Affiliations: Department of Pediatrics, University of Virginia School of Medicine, Charlottesville, VA, USA
Address for correspondence: Karen Fairchild, Department of Pediatrics, P.O. Box 800386, University of Virginia, Charlottesville, VA 22908, USA. Tel.: +1 434 924 5428; Fax: +1 434 924 2816; E-mail: firstname.lastname@example.org.

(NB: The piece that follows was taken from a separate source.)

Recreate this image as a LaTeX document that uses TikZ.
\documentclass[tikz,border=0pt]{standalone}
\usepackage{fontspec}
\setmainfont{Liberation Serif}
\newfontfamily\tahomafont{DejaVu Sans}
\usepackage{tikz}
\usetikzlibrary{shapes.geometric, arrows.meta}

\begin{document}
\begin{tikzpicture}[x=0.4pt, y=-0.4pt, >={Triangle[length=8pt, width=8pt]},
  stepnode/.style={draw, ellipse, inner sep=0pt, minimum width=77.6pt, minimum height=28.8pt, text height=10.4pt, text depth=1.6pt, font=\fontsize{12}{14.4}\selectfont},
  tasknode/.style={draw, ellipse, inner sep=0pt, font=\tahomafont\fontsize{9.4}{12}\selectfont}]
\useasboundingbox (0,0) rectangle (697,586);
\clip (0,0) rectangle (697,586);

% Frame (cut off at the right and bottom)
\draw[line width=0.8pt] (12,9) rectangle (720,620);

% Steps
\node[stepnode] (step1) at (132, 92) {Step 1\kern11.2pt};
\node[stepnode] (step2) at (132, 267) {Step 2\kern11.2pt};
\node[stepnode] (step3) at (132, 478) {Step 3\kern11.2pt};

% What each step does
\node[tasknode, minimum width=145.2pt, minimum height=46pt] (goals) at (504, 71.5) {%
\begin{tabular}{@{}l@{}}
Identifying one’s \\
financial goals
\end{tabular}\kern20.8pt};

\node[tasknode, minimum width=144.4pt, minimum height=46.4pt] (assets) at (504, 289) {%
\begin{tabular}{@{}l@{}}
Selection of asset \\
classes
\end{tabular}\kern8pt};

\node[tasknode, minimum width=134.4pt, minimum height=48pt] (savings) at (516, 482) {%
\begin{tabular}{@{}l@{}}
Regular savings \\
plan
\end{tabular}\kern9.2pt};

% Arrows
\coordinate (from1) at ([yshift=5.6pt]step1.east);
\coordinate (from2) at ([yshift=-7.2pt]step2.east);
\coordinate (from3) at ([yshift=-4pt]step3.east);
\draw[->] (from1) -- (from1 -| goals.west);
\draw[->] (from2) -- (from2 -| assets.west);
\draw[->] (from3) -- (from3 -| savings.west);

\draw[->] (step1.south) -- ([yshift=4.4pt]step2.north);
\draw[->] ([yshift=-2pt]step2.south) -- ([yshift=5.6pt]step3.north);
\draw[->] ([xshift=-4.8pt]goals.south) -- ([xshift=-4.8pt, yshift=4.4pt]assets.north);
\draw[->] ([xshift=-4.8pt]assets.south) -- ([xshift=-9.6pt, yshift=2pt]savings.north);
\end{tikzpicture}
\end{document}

Abstract: BACKGROUND: Alarm overload is a significant concern in the Neonatal Intensive Care Unit (NICU). Selecting a longer oxygen saturation (SpO2) averaging time will reduce the number of alarms but may mask fluctuations in oxygenation. OBJECTIVE: Characterize bedside monitor alarms in the NICU and estimate the impact of longer SpO2 averaging time and alarm delay. METHODS: All bedside monitor alarms were analyzed over a 12-month period in the University of Virginia NICU, using the default averaging time (8 seconds) and SpO2 alarm limits set at 88–95% for infants on supplemental oxygen. In 10 VLBW infants, SpO2 averaging time was lowered to 2 seconds for 24 hours and events of SpO2 out of the target range were estimated with 2-, 8-, or 16-second averaging time, with and without a 15-second alarm delay. RESULTS: There were 3,263,590 alarms in the unit over 12 months. Low or high SpO2 alarms constituted 79% of the total, and 55% of these events lasted <15 seconds. In 10 infants we estimated that increasing SpO2 averaging time from 2 to 16 seconds would have led to 53% fewer SpO2 alarms but the mean duration of alarms would have been 2.15-fold longer. Adding a 15-second alarm delay to 2-second SpO2 averaging in this analysis decreased SpO2 alarms by 67%. CONCLUSION: Longer SpO2 averaging times mask the number and severity of events of aberrant oxygenation in preterm infants without decreasing total alarm time. Incorporating an alarm delay with shorter SpO2 averaging times can reduce alarm number and duration, and allow more accurate assessment of oxygenation, which may be important for research into consequences of aberrant oxygenation in this vulnerable population.